Who doesn’t love a bit of shimmer? While shimmer inks like Silver or Gold shine bright on their own, sometimes a little color brightens the whole print. Mixing colored shimmer inks takes a bit of experimenting, and can be super fun to test out. Here’s a three-step guide to mixing colored shimmer inks.
STEP 1: CHOOSE YOUR BASE
Shimmer inks can come in many different colors. The most popular two are Silver and Gold metallic inks. These print great on their own but can be mixed with color to achieve awesome shiny mixes.
One thing to note when choosing a shimmery base for mixing colors is mesh count. The metallic flakes in these types of inks can be of different sizes. For example, the flake in FN-INK™ Metallic Silver is much smaller than the flake in FN-INK™ Metallic Gold. Silver can print through high mesh counts without losing any glimmer, while Gold needs lower mesh counts or Curable Reducer to help it print through higher mesh counts.
When you’re choosing the base for a colored shimmer ink, take a look at the art you’re about to print. If it’s got super fine detail, do a few tests before mixing in color to make sure the flake passes through the screen and creates that amazing shine you’re looking for.
The next step in the process is all about color.
STEP 2: CHOOSE YOUR COLOR
Metallic inks like Silver and Gold have an inherent color.
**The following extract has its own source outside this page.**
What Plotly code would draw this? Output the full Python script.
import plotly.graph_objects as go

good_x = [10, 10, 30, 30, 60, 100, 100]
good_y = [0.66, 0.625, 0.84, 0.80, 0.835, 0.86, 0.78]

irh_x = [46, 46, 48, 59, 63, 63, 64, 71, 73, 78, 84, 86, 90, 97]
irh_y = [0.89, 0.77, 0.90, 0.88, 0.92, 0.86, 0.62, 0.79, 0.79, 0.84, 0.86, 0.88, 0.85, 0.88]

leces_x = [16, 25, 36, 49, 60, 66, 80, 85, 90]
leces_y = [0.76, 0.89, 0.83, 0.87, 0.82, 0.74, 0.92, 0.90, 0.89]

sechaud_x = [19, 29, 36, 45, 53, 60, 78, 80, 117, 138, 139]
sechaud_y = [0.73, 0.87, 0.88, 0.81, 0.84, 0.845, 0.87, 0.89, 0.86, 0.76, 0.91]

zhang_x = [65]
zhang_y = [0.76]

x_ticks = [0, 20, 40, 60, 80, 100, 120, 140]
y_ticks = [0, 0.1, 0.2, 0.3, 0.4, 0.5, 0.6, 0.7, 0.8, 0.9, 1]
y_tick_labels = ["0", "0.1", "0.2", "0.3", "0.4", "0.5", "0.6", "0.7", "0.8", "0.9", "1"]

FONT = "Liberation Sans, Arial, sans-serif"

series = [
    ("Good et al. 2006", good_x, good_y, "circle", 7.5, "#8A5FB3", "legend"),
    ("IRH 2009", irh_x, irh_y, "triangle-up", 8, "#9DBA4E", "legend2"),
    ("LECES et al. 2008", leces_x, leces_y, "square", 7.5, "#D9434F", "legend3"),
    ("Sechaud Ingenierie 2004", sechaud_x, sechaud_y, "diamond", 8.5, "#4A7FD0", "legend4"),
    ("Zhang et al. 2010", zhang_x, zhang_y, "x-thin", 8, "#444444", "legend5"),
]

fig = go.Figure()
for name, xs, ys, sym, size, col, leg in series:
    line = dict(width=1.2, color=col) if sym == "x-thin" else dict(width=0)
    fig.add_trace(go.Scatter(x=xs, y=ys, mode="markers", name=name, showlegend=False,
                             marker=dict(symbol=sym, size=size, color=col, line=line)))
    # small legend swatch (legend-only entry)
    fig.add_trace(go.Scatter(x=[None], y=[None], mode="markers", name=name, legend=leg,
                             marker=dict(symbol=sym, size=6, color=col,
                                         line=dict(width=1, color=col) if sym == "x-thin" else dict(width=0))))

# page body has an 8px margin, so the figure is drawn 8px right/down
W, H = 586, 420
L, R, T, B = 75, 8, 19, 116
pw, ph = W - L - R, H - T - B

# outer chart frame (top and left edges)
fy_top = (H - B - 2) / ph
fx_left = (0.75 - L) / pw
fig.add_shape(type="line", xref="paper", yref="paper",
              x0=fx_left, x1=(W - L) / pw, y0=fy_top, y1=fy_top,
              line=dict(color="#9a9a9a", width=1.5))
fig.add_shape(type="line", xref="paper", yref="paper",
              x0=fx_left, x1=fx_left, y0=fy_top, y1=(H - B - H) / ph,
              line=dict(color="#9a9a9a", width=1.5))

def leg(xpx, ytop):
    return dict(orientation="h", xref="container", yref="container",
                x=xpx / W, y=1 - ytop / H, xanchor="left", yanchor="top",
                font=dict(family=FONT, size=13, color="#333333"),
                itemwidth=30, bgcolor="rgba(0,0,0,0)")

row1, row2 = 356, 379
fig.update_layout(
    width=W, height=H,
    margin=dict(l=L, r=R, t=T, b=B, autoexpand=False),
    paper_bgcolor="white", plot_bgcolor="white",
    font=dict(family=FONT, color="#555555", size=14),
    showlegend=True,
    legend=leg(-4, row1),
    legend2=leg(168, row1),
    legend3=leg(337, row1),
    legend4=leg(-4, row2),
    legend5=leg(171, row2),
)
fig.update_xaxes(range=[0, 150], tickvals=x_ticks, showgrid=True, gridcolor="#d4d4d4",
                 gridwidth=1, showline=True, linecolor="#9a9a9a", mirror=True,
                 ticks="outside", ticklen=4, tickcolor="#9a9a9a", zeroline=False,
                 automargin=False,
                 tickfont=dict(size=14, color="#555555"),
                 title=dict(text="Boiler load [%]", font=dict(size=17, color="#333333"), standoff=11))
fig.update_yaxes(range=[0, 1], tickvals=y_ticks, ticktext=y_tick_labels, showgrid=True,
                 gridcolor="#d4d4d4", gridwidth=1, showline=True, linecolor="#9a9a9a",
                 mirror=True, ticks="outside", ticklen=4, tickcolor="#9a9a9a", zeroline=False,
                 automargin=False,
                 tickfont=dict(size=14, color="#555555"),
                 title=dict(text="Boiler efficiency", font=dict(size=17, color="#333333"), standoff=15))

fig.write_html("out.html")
Silver is gray, while Gold contains yellow. Because of this, some colors will have more success than others. A color like Kelly Green into Silver will clash with the gray tones, while the same Kelly Green color in Gold will turn brighter and look much better. Basic knowledge of color theory can help you determine the best colors before mixing ink.
Colors that look stunning mixed with Gold and Silver depend on the opacity of the color itself. Colors without opacity boosters, like magenta or navy, will allow the metallic flake to show up more clearly. The cleaner the color, the more it will shimmer. Ready-for-use (RFU) inks may require a bit of experimentation. Some color combinations may be surprising, like Kelly Green and FN-INK™ Silver. Do some small tests to make sure the mixed color turns out as expected.
Once you’ve landed on the perfect color, it’s time to get mixing.
STEP 3: MIX THE COLOR
When mixing colors into glitter ink, there are a couple of factors to consider. First of all, each metallic ink includes an optimal mixing ratio on its product page. Use this guideline — generally between 10% and 20% — to start mixing. Mix in small batches so you don’t waste a ton of ink.
Another factor to consider when mixing color into shimmer inks is covering the metallic flake. Certain colors, like white or black, are super opaque and can cover the flake. When you print the ink, it will have less shimmer than you might want. Mix a small test batch and print it to ensure the color turned out as you envisioned.
Not sure if a color combo is going to work? Don’t want to waste ink? A great way to dip your toes into mixing colored shimmer ink is to use your fingertips (no, not like finger painting). Take a dab of the metallic base on one finger. Then, take a tab of colored ink on another finger. Rub the color into the metallic base with your fingers and check out the result. If the mix doesn’t look right, you didn’t waste much ink at all. Satisfied? Mix a small amount and do some testing!
There’s more to watch for when mixing colored inks: color shift, printing over a base vs. direct to fabric, and more. The best method to mix ink is to experiment with different color combos. Don’t be afraid to make some mistakes, and remember to record your failures and successes so you can replicate them later. Mixing colored shimmer ink can give your designs an extra boost and elevate your artwork.